Modeling the neural basis of spatial orientation in humans to study age-related impairments in spatial navigation
Résumé rédigé par
Directeur de thèse:
Unité de recherche ? 0 Laboratoire inconnu!
Healthy aging affects neurophysiological, perceptual, and executive functioning. Although it is clear that aging influences both low-level and cognitive vision-dependent processes, the link between these aspects of aging remains poorly understood. This doctoral work is part of a larger project carried out at the host laboratory of Aging in Vision and Action (led by A. Arleo) at the Institute of Vision, Paris.

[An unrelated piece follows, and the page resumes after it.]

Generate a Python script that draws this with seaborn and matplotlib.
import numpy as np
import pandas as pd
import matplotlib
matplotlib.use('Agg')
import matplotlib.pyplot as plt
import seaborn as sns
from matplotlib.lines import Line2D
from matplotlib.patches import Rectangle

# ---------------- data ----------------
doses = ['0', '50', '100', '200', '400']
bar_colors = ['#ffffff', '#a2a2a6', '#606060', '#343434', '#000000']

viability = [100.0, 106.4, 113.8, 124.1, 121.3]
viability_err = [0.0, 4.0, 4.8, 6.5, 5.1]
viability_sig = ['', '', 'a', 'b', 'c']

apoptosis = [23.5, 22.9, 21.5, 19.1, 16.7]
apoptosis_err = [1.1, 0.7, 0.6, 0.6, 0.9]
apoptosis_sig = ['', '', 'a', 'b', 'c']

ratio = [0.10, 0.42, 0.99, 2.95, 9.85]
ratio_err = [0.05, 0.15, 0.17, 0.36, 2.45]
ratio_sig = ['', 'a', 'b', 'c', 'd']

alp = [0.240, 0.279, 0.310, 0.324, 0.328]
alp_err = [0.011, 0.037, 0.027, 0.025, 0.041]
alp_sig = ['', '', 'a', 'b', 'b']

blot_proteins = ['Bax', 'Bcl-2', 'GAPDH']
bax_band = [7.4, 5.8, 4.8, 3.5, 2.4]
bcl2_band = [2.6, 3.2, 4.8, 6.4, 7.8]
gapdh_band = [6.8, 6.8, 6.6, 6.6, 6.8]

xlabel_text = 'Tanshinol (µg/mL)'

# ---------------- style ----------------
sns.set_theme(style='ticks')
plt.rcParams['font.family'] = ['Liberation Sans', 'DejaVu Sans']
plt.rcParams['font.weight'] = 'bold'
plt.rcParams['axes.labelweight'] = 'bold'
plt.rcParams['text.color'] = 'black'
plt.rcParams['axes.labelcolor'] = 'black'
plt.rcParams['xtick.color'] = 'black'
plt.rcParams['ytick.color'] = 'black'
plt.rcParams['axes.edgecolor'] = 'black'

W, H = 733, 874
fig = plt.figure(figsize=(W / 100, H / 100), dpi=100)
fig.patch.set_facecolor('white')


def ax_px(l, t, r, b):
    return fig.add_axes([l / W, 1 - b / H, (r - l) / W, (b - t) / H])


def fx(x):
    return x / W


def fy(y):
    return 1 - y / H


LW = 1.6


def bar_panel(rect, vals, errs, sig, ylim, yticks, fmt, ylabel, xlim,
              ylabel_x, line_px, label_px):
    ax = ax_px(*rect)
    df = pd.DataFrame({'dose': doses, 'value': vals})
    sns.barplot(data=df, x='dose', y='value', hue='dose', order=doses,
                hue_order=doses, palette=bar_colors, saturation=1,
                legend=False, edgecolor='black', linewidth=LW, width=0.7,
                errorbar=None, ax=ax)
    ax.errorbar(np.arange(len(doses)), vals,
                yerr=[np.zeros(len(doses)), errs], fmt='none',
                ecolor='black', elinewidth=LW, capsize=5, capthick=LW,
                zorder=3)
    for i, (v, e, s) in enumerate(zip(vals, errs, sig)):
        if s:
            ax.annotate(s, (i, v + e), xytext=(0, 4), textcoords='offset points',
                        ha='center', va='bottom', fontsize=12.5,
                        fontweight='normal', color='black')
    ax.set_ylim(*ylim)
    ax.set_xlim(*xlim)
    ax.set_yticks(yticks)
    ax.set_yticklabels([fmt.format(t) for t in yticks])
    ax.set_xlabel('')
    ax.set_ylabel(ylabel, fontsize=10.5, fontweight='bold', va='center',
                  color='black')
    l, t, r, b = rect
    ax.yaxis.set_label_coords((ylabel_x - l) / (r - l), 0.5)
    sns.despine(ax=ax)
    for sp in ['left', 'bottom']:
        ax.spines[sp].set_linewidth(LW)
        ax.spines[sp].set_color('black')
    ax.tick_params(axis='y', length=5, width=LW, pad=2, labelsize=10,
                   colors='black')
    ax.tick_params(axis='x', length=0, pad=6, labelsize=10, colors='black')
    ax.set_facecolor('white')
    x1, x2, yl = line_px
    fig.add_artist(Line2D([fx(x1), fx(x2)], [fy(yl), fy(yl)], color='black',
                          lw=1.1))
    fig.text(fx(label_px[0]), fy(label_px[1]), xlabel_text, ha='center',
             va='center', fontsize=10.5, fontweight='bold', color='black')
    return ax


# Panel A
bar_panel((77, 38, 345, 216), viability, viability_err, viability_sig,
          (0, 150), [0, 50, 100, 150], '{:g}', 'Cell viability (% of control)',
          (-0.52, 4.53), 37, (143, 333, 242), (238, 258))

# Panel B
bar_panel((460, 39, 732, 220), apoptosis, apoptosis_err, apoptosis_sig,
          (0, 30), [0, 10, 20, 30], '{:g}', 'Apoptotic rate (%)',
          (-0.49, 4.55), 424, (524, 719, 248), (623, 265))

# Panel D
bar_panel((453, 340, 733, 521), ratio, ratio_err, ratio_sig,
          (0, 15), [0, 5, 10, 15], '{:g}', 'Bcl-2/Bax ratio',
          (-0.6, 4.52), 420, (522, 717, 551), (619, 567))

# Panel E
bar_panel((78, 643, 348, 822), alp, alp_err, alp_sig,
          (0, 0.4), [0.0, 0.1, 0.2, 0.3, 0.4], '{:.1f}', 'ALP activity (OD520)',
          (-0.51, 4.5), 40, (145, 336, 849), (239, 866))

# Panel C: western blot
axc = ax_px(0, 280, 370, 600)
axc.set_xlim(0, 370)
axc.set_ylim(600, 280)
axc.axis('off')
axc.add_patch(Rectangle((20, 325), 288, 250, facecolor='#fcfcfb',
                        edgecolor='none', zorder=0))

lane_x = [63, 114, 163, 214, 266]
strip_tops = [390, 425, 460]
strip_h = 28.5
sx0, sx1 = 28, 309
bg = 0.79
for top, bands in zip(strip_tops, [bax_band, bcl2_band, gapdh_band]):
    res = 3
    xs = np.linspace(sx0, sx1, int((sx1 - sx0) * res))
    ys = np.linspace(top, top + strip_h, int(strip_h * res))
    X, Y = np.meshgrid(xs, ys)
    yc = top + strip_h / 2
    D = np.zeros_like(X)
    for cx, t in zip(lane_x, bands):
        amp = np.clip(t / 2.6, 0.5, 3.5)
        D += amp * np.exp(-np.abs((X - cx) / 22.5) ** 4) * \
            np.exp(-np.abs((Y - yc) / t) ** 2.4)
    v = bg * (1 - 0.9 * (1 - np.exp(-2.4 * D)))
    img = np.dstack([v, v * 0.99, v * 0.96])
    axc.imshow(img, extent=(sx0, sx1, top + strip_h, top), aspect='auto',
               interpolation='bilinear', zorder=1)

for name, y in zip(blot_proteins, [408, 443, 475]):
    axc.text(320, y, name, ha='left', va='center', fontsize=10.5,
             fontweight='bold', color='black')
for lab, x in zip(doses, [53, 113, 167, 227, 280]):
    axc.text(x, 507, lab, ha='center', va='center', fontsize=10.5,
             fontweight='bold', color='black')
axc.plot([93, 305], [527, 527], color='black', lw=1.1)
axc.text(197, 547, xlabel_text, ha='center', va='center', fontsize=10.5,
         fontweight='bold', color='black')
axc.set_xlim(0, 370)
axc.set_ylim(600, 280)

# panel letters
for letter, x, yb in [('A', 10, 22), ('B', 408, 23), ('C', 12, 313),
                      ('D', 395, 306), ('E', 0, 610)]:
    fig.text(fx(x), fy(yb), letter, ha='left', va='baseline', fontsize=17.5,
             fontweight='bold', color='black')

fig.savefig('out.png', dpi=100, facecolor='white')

The laboratory combines experimental psychophysics and neurcomputational models to cross-link behavioral and neuronal functional alterations occurring with natural aging. This project aims at building a biologically plausible model of spatial cognition in humans. The model will incorporate existing knowledge on the neural basis of episodic and procedural spatial learning in humans (e.g., brain imaging and psychophysical data) and animals (e.g., electrophysiological and behavioral data). The model will primarily account for hippocampal place coding mechanisms (mediated by place, grid, and head direction cells), mimicking a learning process capable of integrating visual and self-motion sensory inputs. In a second step, the model will account for the neurobiological knowledge on age-related impact on neural coding and adaptation mechanisms mediating spatial learning. The ultimate goal is indeed to use the model to study how natural aging shapes the action-perception loop during spatial navigation in the elderly.